Zenari's Little Italy has opened within Zocalo as the next chapter for the Zenari family, whose roots in restaurants in Edmonton stretch back into the 1980s.
Co-owner Elisa Zenari's mother, Glenda, and father, Adriano, operated Zenari's restaurant and kitchenware store at Manulife Place in downtown Edmonton for 35 years, from 1984 to 2019. After that restaurant closed, Zenari and her husband, Ran Huget, opened and ran its evolution, Dalla Tavola Zenari, at the newly revitalized Kelly Ramsey Building on Rice Howard Way, from 2020 to the end of 2024. The couple cited the COVID-19 pandemic and diminishing downtown crowds as forcing them to close due to bankruptcy.
But less than a year later, Elisa Zenari and Huget are back with another Zenari family business. "This was not on our 2025 bingo card," Zenari told Taproot with a laugh.
The new café within Zocalo takes over from the former operation, run by Aspen Coffee Roasters. The new venture is built on the partnerships, which once saw Zenari's supply Zocalo with baked goods, Zenari said. "That was the start of our professional relationship, and that turned into a personal relationship," she said.
Between the closure of Zenari's in 2019 and the opening of Dalla in 2020, both Zenari and Huget did odd jobs for Zocalo, like delivering flowers. And the couple lives just blocks away from the shop in Little Italy. "Living in the community for 15 years, we know a lot of the customers — and a lot of them were our customers (at Zenari's and Dalla), too. It just felt like such a natural fit," Zenari said.
The new café is in a "super soft opening" phase, Zenari said, noting it serves coffee drinks and a small assortment of baked goods. Future plans are to add more baked treats, soups, sandwiches, small plates, and alcohol.
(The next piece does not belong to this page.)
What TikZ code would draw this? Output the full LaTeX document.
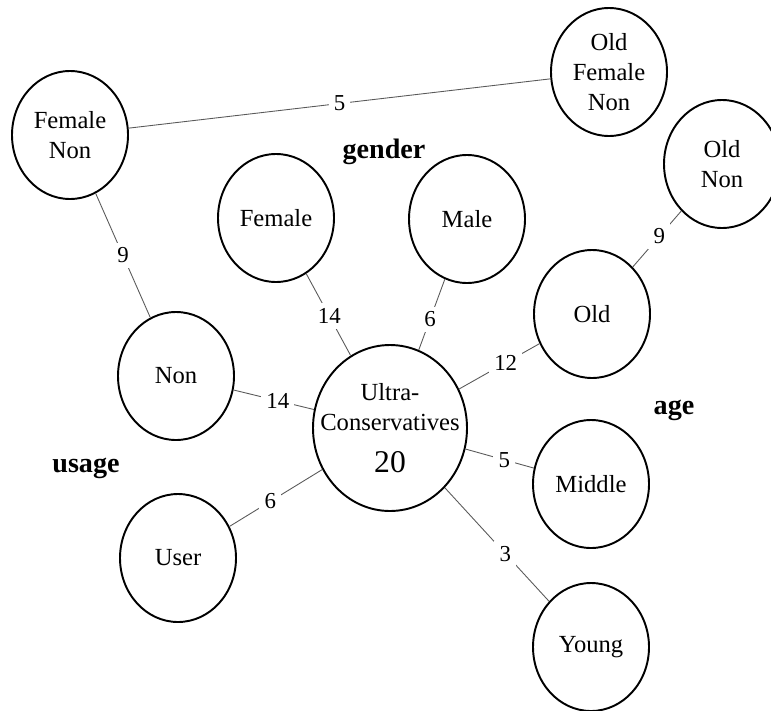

Some of the future menu items will replicate dishes served at the original Zenari's, she said.
Another reason Zenari was attracted to the space is its scale. She said Dalla had 40 employees when it closed, while the new café requires two to three people to operate — so far, all of them family. "My mom, who actually started the (first) Zenari's back in the day, (and now) she's towards the end of her working career," Zenari said. "(She said to me), 'If I retire, what am I going to do? Maybe I should come bake for you.'"
Zocalo has its own phoenix story, too. The shop was devastated by a fire in January 2024 and returned partly by November 2024, with its adjoined greenhouse following in March. A blog post on its website details the extensive work required to reopen.
With the Zenari café, there will be four coffee spots between 108 Avenue and 109A Avenue on 95 Street, when Earth's Refillery Coop opens across the street from Zocalo later this month (Paper Birch Books and Spinelli's Bar Italia at The Italian Centre Shop's also serve coffee). Zenari isn't worried about competition. "When there are bunch of places that offer this similar product, then (the area) becomes a destination," she said. "It's such a nice shift from some of the issues and challenges we've had (in Little Italy) in the past."
Taproot spoke with co-owners of Zocalo and Paper Birch, as well as a founding co-op member of Earth's Refillery, who said similar things to Zenari. "We're not really concerned with competition as our coffee bar is more of a supplement to the bookstore, and we serve a different style of coffee than others in the neighbourhood," Céline Chuang, a co-owner of Paper Birch, said in an email.